Meteorological researcher Antti Lipponen from Kuopio says his phone has been ringing off the hook after he shared a 35 second animation of global temperature changes since 1900 on social media (spoiler alert: temperatures are increasing). The 35-second clip has been watched hundreds of thousands of times since Lipponen tweeted the clip on Tuesday.

Grafiikka ilmaston lämpenemisestä vuonna 2016.
A still image of researcher Antti Lipponen's unique graphic video. Image: Antti Lipponen

Finnish meteorological research is making the rounds on social media, as a video visualising temperature anomalies around the world in the past 117 years has been watched nearly 200,000 times in since being posted on Tuesday.

Kuopio-based researcher Antti Lipponen from the Finnish Meteorological Institute posted his 35-second video on Twitter. The visualisation shows how much the Earth has warmed since the year 1900, year-on-year in 191 countries.

Lipponen's phone has been ringing off the hook since the video started gaining traction.

"I get a new call or notification every five seconds. It's one way to spend the holidays!" Lipponen says blithely, and says he is not bothered by the surge in popularity.

Lipponen's breakthrough has been picked up internationally, mostly by American sources, with Vox Media writing an article on the visualisation – with an unusual request coming from an Australian tweeter.

"They asked me if they could project the video clip onto the side of a government building," Lipponen says.

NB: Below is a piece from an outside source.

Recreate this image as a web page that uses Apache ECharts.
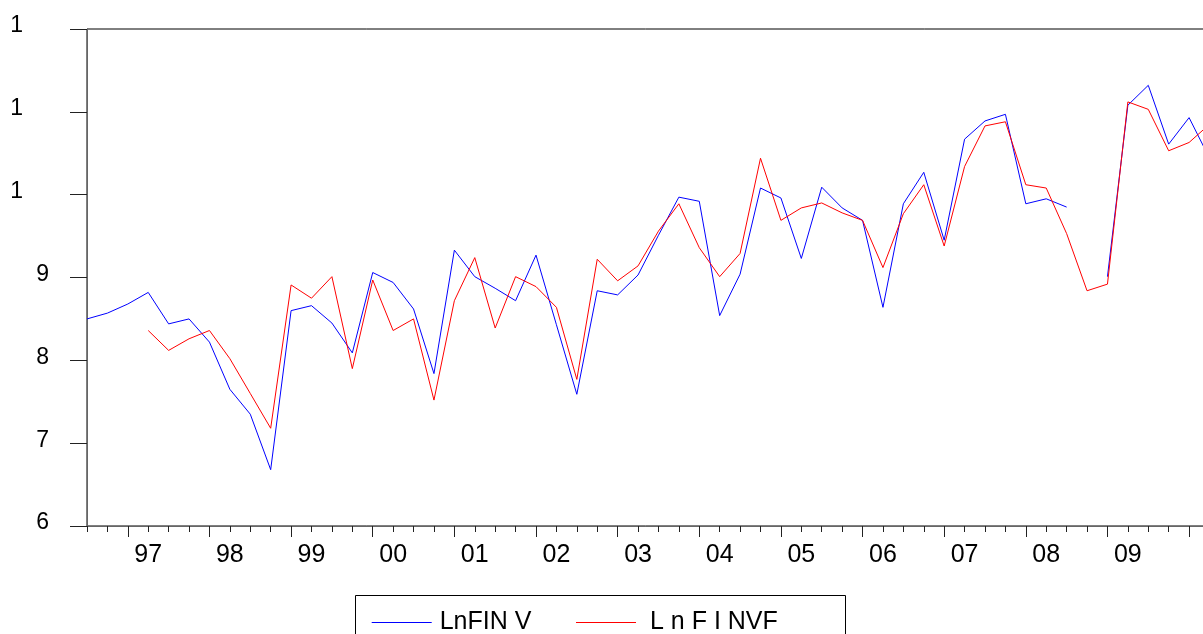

Overnight innovation, NASA stats

Lipponen's job involves remote sensing of fine particles in the Earth's atmosphere and other climate-related data collection. The researcher says his hit video, which he calls a combination of work and leisure, was born in a single evening.

"I'm interested in how certain types of data can be presented in an understandable way, especially how to accurately track temperature changes," Lipponen says.

Lipponen used open data from NASA's Goddard Institute for Space Studies (GISS) statistics on worldwide average temperatures. The stats are updated monthly.

"I'd seen videos of planet-wide temperature changes, but large contributors to global warming tend to be overplayed in maps like that. Individual countries are better represented in my graphic, which commentors have praised," Lipponen recounts.